Гений места | страница 20



Русские слова тут не режут глаз, сливаясь с местной письменностью, так что не сразу разглядишь на прилавках два десятка книг по-русски: и путеводители, и поизысканнее — «Эротическая жизнь древних греков». Тексты славные: «Аристофан известен свободой слога и употреблением ругательств в своих реалистичных диалогах». Почти исчерпывающе.

Аристофановская раскованность в самом деле ошеломляет. Впрочем, это относится к любому древнегреческому гению. Как же так вышло, что искусство начинало с самой высокой своей ноты! Об усовершенствовании говорить немыслимо, но хотя бы о подступах к какому-нибудь «Критскому мальчику», шагнувшему своей отломанной ногой дальше, чем все последующее художество.

Упаси бог увлечься и забыть о достоинствах Босха, Караваджо, Ван Гога, Филонова. Но неслыханная свободная простота античности рано или поздно побеждает. Может, это возрастное: на подъеме и в расцвете нужно нечто сильнодействующее — чтоб приостановиться. В юности обожаешь Эль Греко и Дали, не слишком задерживаясь у блеклых обломков, которые через годы готов рассматривать часами. Я как-то был на выставке шедевров классической Греции в Вашингтоне. В виду Капитолия статуи из Афин выглядели особо. Перикл провозгласил то, что возвели в общественный принцип американцы: «Личности надо доверять». Периклову другу Протагору принадлежит фраза, которую можно выбить над любым казенным зданием Штатов: «Человек — мера всех вещей». По сути — это чистая американа, что осознавали отцы-основатели, и Бенджамин Франклин завещал потомку: «Подражай Иисусу и Сократу», а Бенджамин Раш на примере Гомера доказывал пользу слепоты для умственных способностей.
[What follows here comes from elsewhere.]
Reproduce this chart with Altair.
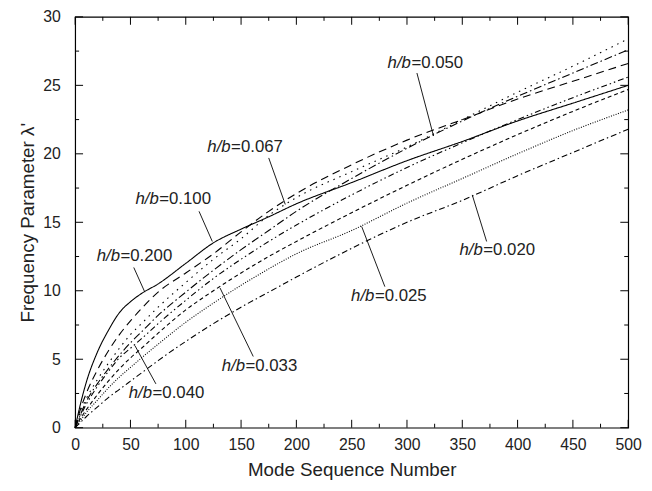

Только в отчаянии от собственного несовершенства можно выдумать такую теорию — в пароксизме преклонения перед первыми свободными людьми, оставившими первые портреты свободного человека: в пластике, литературе, истории. Греческая идея: мир меняется, но не улучшается. Древние доказали это на своем примере. Если жить стало несравненно удобнее, то к человеку и человеческим отношениям идею прогресса не применить. Маясь в Афинах в тридцатиградусную жару, представляешь, как бы порадовался толстяк Сократ кондиционеру в своей (хлестко придуманной Аристофаном) «Мыслильне», но вряд ли это сказалось бы на качестве диалогов.

К счастью для современных художников, античной живописи почти не осталось. Хотя и юноши с голубыми рыбками или красавицы, беспомощно прозванной «Парижанкой», достаточно для комплекса неполноценности. Такой комплекс неизбежен у скульпторов: какое направление ни выбери, у древних все уже было, и лучше — кикладская полуабстракция, архаическая условность, классический реализм, эллинистические фантазии. Греция и Рим не только определили ход литературы, но и задали эталоны. Вершиной трагедии остаются «Эдип-царь» Софокла и «Медея» Еврипида, комедии — аристофановские «Лисистрата» и «Облака». Многие ли превзошли в прозе Платона тонкостью, Петрония смелостью, Апулея увлекательностью? Достижима ли в поэзии пылкость Катулла, трогательность Овидия, величавость Горация? Что уж говорить о вечнозеленом — скоро три тысячи лет — Гомере. Ни на йоту принципиально нового знания и понимания человека не добавило искусство с тех времен.